● Given data:

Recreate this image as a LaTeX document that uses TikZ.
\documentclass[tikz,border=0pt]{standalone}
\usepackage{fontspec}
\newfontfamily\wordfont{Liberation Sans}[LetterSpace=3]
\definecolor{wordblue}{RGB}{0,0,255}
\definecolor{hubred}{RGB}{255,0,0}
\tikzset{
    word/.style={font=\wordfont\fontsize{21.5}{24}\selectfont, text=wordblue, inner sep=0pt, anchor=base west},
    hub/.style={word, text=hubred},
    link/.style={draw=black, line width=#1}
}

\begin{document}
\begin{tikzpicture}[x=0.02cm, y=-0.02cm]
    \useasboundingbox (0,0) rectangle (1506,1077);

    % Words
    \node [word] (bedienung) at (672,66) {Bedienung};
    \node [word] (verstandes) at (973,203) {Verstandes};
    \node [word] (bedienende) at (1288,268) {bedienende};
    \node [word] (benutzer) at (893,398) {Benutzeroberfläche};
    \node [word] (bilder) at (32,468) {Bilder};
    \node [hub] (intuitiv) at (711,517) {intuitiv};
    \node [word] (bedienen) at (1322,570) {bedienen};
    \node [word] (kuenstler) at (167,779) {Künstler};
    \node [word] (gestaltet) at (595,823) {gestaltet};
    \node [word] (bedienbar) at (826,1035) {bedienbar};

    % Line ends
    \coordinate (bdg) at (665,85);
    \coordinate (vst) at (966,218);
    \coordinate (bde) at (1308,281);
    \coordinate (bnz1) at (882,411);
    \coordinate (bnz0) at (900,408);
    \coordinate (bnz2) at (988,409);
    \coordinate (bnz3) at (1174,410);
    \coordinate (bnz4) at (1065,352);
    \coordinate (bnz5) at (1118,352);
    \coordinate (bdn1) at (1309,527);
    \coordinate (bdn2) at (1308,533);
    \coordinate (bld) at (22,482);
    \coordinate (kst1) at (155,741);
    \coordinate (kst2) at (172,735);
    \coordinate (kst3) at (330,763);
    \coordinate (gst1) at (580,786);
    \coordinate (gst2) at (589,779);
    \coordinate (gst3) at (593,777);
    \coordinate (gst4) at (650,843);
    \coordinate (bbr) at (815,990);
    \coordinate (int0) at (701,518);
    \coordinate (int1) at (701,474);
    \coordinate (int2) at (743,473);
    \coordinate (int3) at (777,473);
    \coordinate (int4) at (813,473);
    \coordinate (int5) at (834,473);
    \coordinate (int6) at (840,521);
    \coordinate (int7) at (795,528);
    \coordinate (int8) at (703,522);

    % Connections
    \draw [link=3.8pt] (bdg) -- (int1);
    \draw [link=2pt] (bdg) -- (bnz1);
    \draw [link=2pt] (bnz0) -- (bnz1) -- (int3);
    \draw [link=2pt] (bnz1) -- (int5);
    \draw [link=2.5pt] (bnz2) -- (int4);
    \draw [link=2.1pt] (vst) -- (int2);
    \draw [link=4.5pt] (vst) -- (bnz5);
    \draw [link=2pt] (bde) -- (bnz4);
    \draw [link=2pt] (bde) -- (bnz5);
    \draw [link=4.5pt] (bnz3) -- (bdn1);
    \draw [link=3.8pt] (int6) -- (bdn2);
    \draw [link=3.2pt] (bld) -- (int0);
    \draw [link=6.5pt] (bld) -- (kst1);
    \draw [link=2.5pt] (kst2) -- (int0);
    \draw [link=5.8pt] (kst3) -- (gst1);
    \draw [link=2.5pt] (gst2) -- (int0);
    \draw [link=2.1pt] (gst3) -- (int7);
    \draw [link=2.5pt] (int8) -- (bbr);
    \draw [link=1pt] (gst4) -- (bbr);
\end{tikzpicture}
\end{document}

● Your instructions: Copy exactly the lines that run from the first line of the data to the line containing "(0,0) rectangle (1506,1077);", please, with both ends included and nothing else.

● Result for this task:
Recreate this image as a LaTeX document that uses TikZ.
\documentclass[tikz,border=0pt]{standalone}
\usepackage{fontspec}
\newfontfamily\wordfont{Liberation Sans}[LetterSpace=3]
\definecolor{wordblue}{RGB}{0,0,255}
\definecolor{hubred}{RGB}{255,0,0}
\tikzset{
    word/.style={font=\wordfont\fontsize{21.5}{24}\selectfont, text=wordblue, inner sep=0pt, anchor=base west},
    hub/.style={word, text=hubred},
    link/.style={draw=black, line width=#1}
}

\begin{document}
\begin{tikzpicture}[x=0.02cm, y=-0.02cm]
    \useasboundingbox (0,0) rectangle (1506,1077);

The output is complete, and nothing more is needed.